§ **Exercise description**:
Find each line holding the word "this" and give the total alone.

>> BEGIN Records shown

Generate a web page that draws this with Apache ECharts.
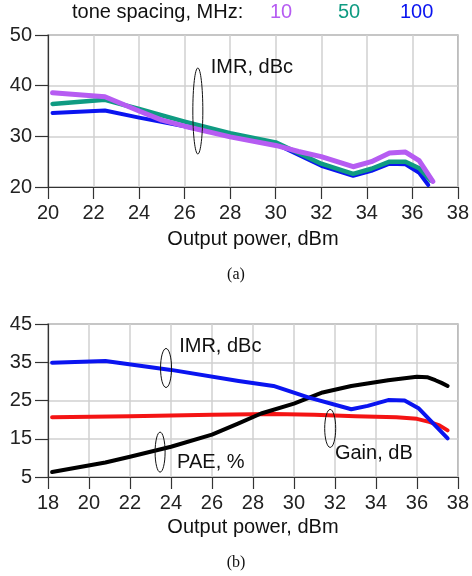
<!DOCTYPE html>
<html>
<head>
<meta charset="utf-8">
<script src="https://cdn.jsdelivr.net/npm/echarts@6/dist/echarts.min.js"></script>
<style>
  html, body { margin: 0; padding: 0; background: #fff; }
  #chart { width: 472px; height: 576px; }
</style>
</head>
<body>
<div id="chart"></div>
<script>
// (a) IMR versus output power for three tone spacings, [Pout dBm, IMR dBc]
const spacingNames = ['10', '50', '100'];
const imr10MHz = [[20.2, 38.6], [22.5, 37.8], [24, 35.0], [25, 33.2], [26, 32.0], [28, 29.9], [30, 28.2], [31, 27.0], [32, 26.0], [33.4, 24.0], [34.2, 25.0], [35, 26.7], [35.7, 26.9], [36.3, 25.2], [36.9, 21.1]];
const imr50MHz = [[20.2, 36.4], [22.5, 37.2], [24, 35.4], [26, 32.9], [28, 30.6], [30, 28.8], [32, 24.6], [33.4, 22.6], [34.2, 23.6], [35, 25.0], [35.7, 25.0], [36.3, 23.7], [36.8, 21.3]];
const imr100MHz = [[20.2, 34.6], [22.5, 35.1], [24, 33.7], [26, 32.0], [28, 30.0], [30, 28.5], [32, 24.2], [33.4, 22.2], [34.2, 23.2], [35, 24.6], [35.7, 24.5], [36.3, 22.8], [36.7, 20.4]];

// (b) IMR, gain and PAE versus output power
const imrB = [[18.2, 34.9], [20.8, 35.3], [24, 33.0], [27.3, 30.1], [29, 28.8], [30.7, 25.8], [32.8, 22.7], [33.6, 23.6], [34.6, 25.1], [35.4, 25.0], [36.1, 22.9], [37.5, 15.1]];
const gainB = [[18.2, 20.6], [22, 20.9], [26, 21.3], [29, 21.5], [31, 21.3], [33, 20.9], [35, 20.6], [36, 20.2], [36.6, 19.4], [37.1, 18.5], [37.5, 17.2]];
const paeB = [[18.2, 6.3], [20.8, 8.8], [22, 10.3], [24, 12.9], [26, 16.1], [27.3, 19.0], [28.4, 21.6], [30, 24.2], [31.4, 27.1], [32.8, 28.8], [34.6, 30.3], [36, 31.2], [36.5, 31.1], [36.9, 30.3], [37.2, 29.6], [37.5, 28.8]];

// axis ranges
const xTopRange = [20, 38], yTopRange = [20, 50], yTopStep = 10;
const xBotRange = [18, 38], yBotRange = [5, 45], yBotStep = 10;

// annotation labels and ellipse brackets, in data coordinates [x, y] on grid index
const notes = [
  { grid: 0, text: 'IMR, dBc', at: [27.15, 43.5] },
  { grid: 1, text: 'IMR, dBc', at: [24.4, 39.0] },
  { grid: 1, text: 'PAE, %', at: [24.3, 8.9] },
  { grid: 1, text: 'Gain, dB', at: [32.0, 11.2] }
];
const brackets = [
  { grid: 0, at: [26.58, 35.0], rx: 5, ry: 43 },
  { grid: 1, at: [23.76, 33.5], rx: 5.5, ry: 19.5 },
  { grid: 1, at: [23.47, 11.5], rx: 5, ry: 20 },
  { grid: 1, at: [31.77, 17.7], rx: 5.5, ry: 19 }
];

const colors = { c10: '#b65cf2', c50: '#0f9b82', c100: '#0a14f0', red: '#f41414', black: '#000000' };
const FONT = "'Liberation Sans', Arial, sans-serif";
const FS = 20;

function xAxisCfg(gridIndex, range, gap) {
  return {
    type: 'value', gridIndex, min: range[0], max: range[1], interval: 2,
    name: 'Output power, dBm', nameLocation: 'middle', nameGap: gap,
    nameTextStyle: { fontFamily: FONT, fontSize: FS, color: '#111' },
    axisLine: { show: true, lineStyle: { color: '#333', width: 1.2 } },
    axisTick: { show: true, inside: false, length: 12, lineStyle: { color: '#333', width: 1.2 } },
    axisLabel: { margin: 16, fontFamily: FONT, fontSize: FS, color: '#222' },
    splitLine: { show: true, lineStyle: { color: '#d0d0d0', width: 1.5 } }
  };
}
function yAxisCfg(gridIndex, range, step) {
  return {
    type: 'value', gridIndex, min: range[0], max: range[1], interval: step,
    axisLine: { show: true, lineStyle: { color: '#333', width: 1.2 } },
    axisTick: { show: true, inside: false, length: 13, lineStyle: { color: '#333', width: 1.2 } },
    axisLabel: { margin: 16, fontFamily: FONT, fontSize: FS, color: '#222' },
    splitLine: { show: true, lineStyle: { color: '#d0d0d0', width: 1.5 } }
  };
}
function line(name, data, color, width, xi, yi) {
  return {
    name, type: 'line', data, xAxisIndex: xi, yAxisIndex: yi,
    showSymbol: false, symbol: 'none', smooth: false,
    lineStyle: { color, width, join: 'round', cap: 'round' },
    itemStyle: { color }, animation: false
  };
}

const chart = echarts.init(document.getElementById('chart'), null, { renderer: 'canvas' });

const option = {
  backgroundColor: '#fff',
  animation: false,
  grid: [
    { left: 48, top: 35, width: 412, height: 152, show: true, borderColor: '#555', borderWidth: 1.2, backgroundColor: 'transparent' },
    { left: 48, top: 324, width: 412, height: 153, show: true, borderColor: '#555', borderWidth: 1.2, backgroundColor: 'transparent' }
  ],
  xAxis: [xAxisCfg(0, xTopRange, 42), xAxisCfg(1, xBotRange, 40)],
  yAxis: [yAxisCfg(0, yTopRange, yTopStep), yAxisCfg(1, yBotRange, yBotStep)],
  series: [
    line(spacingNames[2], imr100MHz, colors.c100, 4, 0, 0),
    line(spacingNames[1], imr50MHz, colors.c50, 4.5, 0, 0),
    line(spacingNames[0], imr10MHz, colors.c10, 5, 0, 0),
    line('Gain', gainB, colors.red, 4, 1, 1),
    line('PAE', paeB, colors.black, 4, 1, 1),
    line('IMR', imrB, colors.c100, 4, 1, 1)
  ]
};
chart.setOption(option);

// header line naming the tone spacings, coloured like their curves, plus panel captions
const font = FS + 'px ' + FONT;
const header = [
  { type: 'text', left: 72, top: 2, style: { text: 'tone spacing, MHz:', font, fill: '#111' } },
  { type: 'text', left: 270, top: 2, style: { text: spacingNames[0], font, fill: colors.c10 } },
  { type: 'text', left: 338, top: 2, style: { text: spacingNames[1], font, fill: colors.c50 } },
  { type: 'text', left: 400, top: 2, style: { text: spacingNames[2], font, fill: colors.c100 } },
  { type: 'text', left: 'center', top: 267, style: { text: '(a)', font: '16px "Liberation Serif", "Times New Roman", serif', fill: '#111' } },
  { type: 'text', left: 'center', top: 555, style: { text: '(b)', font: '16px "Liberation Serif", "Times New Roman", serif', fill: '#111' } }
];

const noteEls = notes.map(n => {
  const p = chart.convertToPixel({ gridIndex: n.grid }, n.at);
  return { type: 'text', x: p[0], y: p[1], style: { text: n.text, font, fill: '#111', verticalAlign: 'middle', align: 'left' }, z: 10 };
});
const bracketEls = brackets.map(b => {
  const p = chart.convertToPixel({ gridIndex: b.grid }, b.at);
  return { type: 'ellipse', shape: { cx: p[0], cy: p[1], rx: b.rx, ry: b.ry }, style: { fill: 'none', stroke: '#111', lineWidth: 1 }, z: 10 };
});

chart.setOption({ graphic: header.concat(noteEls, bracketEls) });
</script>
</body>
</html>
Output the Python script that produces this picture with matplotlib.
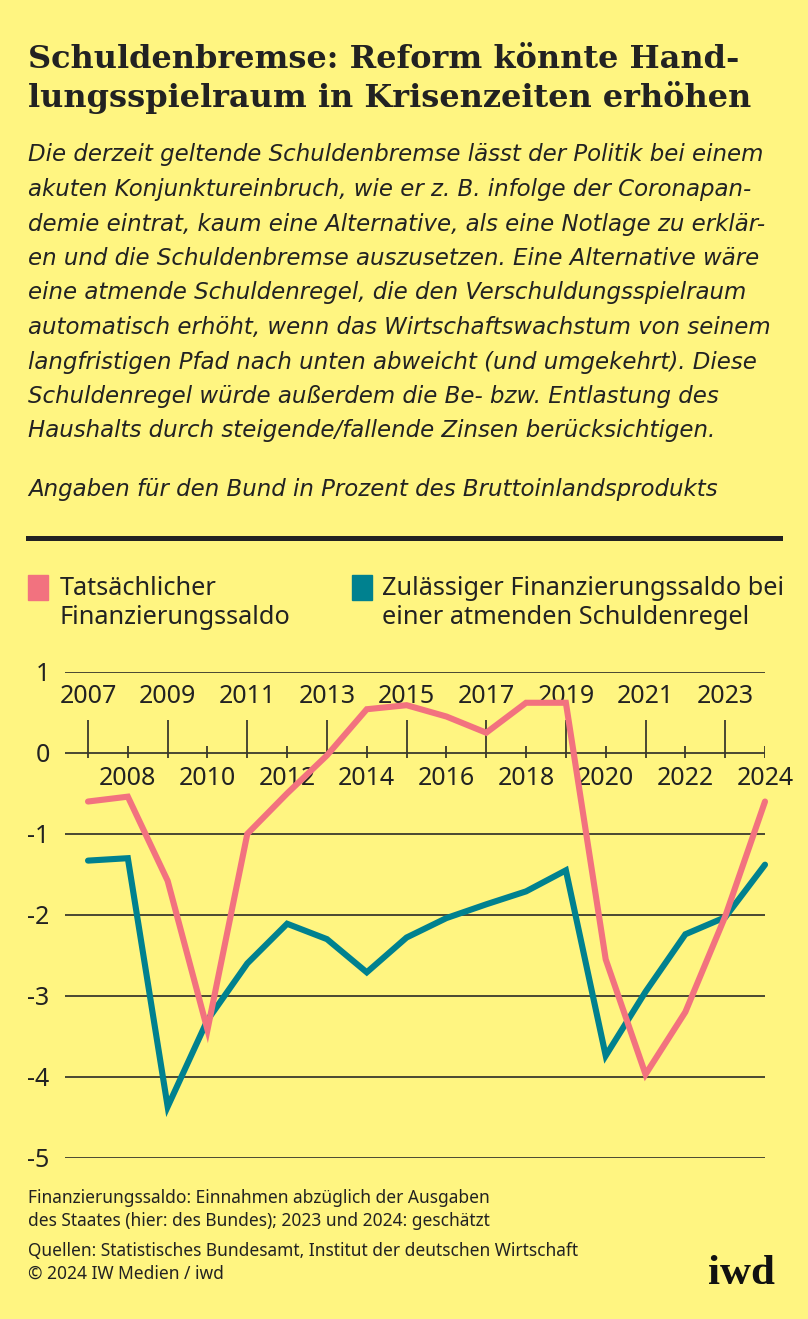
import matplotlib
matplotlib.use('Agg')
import matplotlib.pyplot as plt

# data (Bund, % of GDP)
years = list(range(2007, 2025))
actual = [-0.6, -0.54, -1.58, -3.42, -1.0, -0.5, -0.03, 0.54, 0.59, 0.45, 0.25, 0.62, 0.62,
          -2.55, -3.97, -3.2, -2.02, -0.6]
breathing = [-1.33, -1.30, -4.37, -3.3, -2.6, -2.11, -2.3, -2.71, -2.28, -2.04, -1.87, -1.71, -1.45,
             -3.74, -2.95, -2.24, -2.03, -1.38]
yticks = [1, 0, -1, -2, -3, -4, -5]

title = "Schuldenbremse: Reform könnte Hand-\nlungsspielraum in Krisenzeiten erhöhen"
intro = ["Die derzeit geltende Schuldenbremse lässt der Politik bei einem",
         "akuten Konjunktureinbruch, wie er z. B. infolge der Coronapan-",
         "demie eintrat, kaum eine Alternative, als eine Notlage zu erklär-",
         "en und die Schuldenbremse auszusetzen. Eine Alternative wäre",
         "eine atmende Schuldenregel, die den Verschuldungsspielraum",
         "automatisch erhöht, wenn das Wirtschaftswachstum von seinem",
         "langfristigen Pfad nach unten abweicht (und umgekehrt). Diese",
         "Schuldenregel würde außerdem die Be- bzw. Entlastung des",
         "Haushalts durch steigende/fallende Zinsen berücksichtigen."]
unit = "Angaben für den Bund in Prozent des Bruttoinlandsprodukts"
leg1 = "Tatsächlicher\nFinanzierungssaldo"
leg2 = "Zulässiger Finanzierungssaldo bei\neiner atmenden Schuldenregel"
note = "Finanzierungssaldo: Einnahmen abzüglich der Ausgaben\ndes Staates (hier: des Bundes); 2023 und 2024: geschätzt"
source = "Quellen: Statistisches Bundesamt, Institut der deutschen Wirtschaft\n© 2024 IW Medien / iwd"

BG = '#FFF581'
PINK = '#F2727F'
TEAL = '#00818F'
INK = '#222222'
NARROW = dict(family='Noto Sans', fontstretch='condensed')

W, H = 808, 1319
fig = plt.figure(figsize=(W / 100, H / 100), dpi=100, facecolor=BG)

def fy(px):
    return 1 - px / H

def fx(px):
    return px / W

# header
fig.text(fx(28), fy(44), title, fontsize=23, fontweight='bold', family='DejaVu Serif',
         color=INK, va='top', linespacing=1.25)
for i, line in enumerate(intro):
    fig.text(fx(28), fy(155 + i * 34.5), line, fontsize=16.5, style='italic',
             family='DejaVu Sans', color=INK, va='center')
fig.text(fx(28), fy(490), unit, fontsize=16.5, style='italic', family='DejaVu Sans',
         color=INK, va='center')
fig.add_artist(plt.Line2D([fx(28), fx(780)], [fy(538), fy(538)], color=INK, lw=3.6))

# legend
fig.add_artist(plt.Rectangle((fx(28), fy(600)), fx(20), 25 / H, color=PINK))
fig.text(fx(60), fy(576), leg1, fontsize=18.2, color=INK, va='top',
         linespacing=1.2, **NARROW)
fig.add_artist(plt.Rectangle((fx(352), fy(600)), fx(20), 25 / H, color=TEAL))
fig.text(fx(382), fy(576), leg2, fontsize=18.2, color=INK, va='top',
         linespacing=1.2, **NARROW)

# chart
ax = fig.add_axes([fx(65), fy(1157.7), fx(700), (1157.7 - 672) / H])
ax.set_facecolor(BG)
ax.set_xlim(2007 - 23 / 39.8, 2024)
ax.set_ylim(-5, 1)
for s in ax.spines.values():
    s.set_visible(False)
ax.set_yticks(yticks)
ax.set_yticklabels([str(v) for v in yticks])
ax.set_xticks([])
ax.tick_params(axis='y', length=0, pad=11, labelsize=18, labelcolor=INK)
for lab in ax.get_yticklabels():
    lab.set_family('Noto Sans')
    lab.set_fontstretch('condensed')
ax.yaxis.grid(True, color='#3b3a2c', lw=1.3)
ax.set_axisbelow(True)

odd = [y for y in years if y % 2 == 1]
even = [y for y in years if y % 2 == 0]
ax.vlines(odd, -0.06, 0.41, color='#3b3a2c', lw=1.3)
ax.vlines(even, -0.06, 0.09, color='#3b3a2c', lw=1.3)
for y in odd:
    ax.annotate(str(y), (y, 0), xytext=(0, 41), textcoords='offset points',
                ha='center', va='center', fontsize=18, color=INK, **NARROW)
for y in even:
    ax.annotate(str(y), (y, 0), xytext=(0, -18.5), textcoords='offset points',
                ha='center', va='center', fontsize=18, color=INK, **NARROW)

ax.plot(years, breathing, color=TEAL, lw=4.4, solid_capstyle='round',
        solid_joinstyle='miter', clip_on=False, zorder=3)
ax.plot(years, actual, color=PINK, lw=4.4, solid_capstyle='round',
        solid_joinstyle='miter', clip_on=False, zorder=4)

# footer
fig.text(fx(28), fy(1189), note, fontsize=12.5, color=INK, va='top',
         linespacing=1.35, **NARROW)
fig.text(fx(28), fy(1242), source, fontsize=12.5, color=INK, va='top',
         linespacing=1.35, **NARROW)
fig.text(fx(775), fy(1284), "iwd", fontsize=31, fontweight='bold', family='Liberation Serif',
         color='#111111', ha='right', va='baseline')

fig.savefig('out.png', dpi=100, facecolor=BG)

>> END Records shown

§ **Output of the exercise**:
2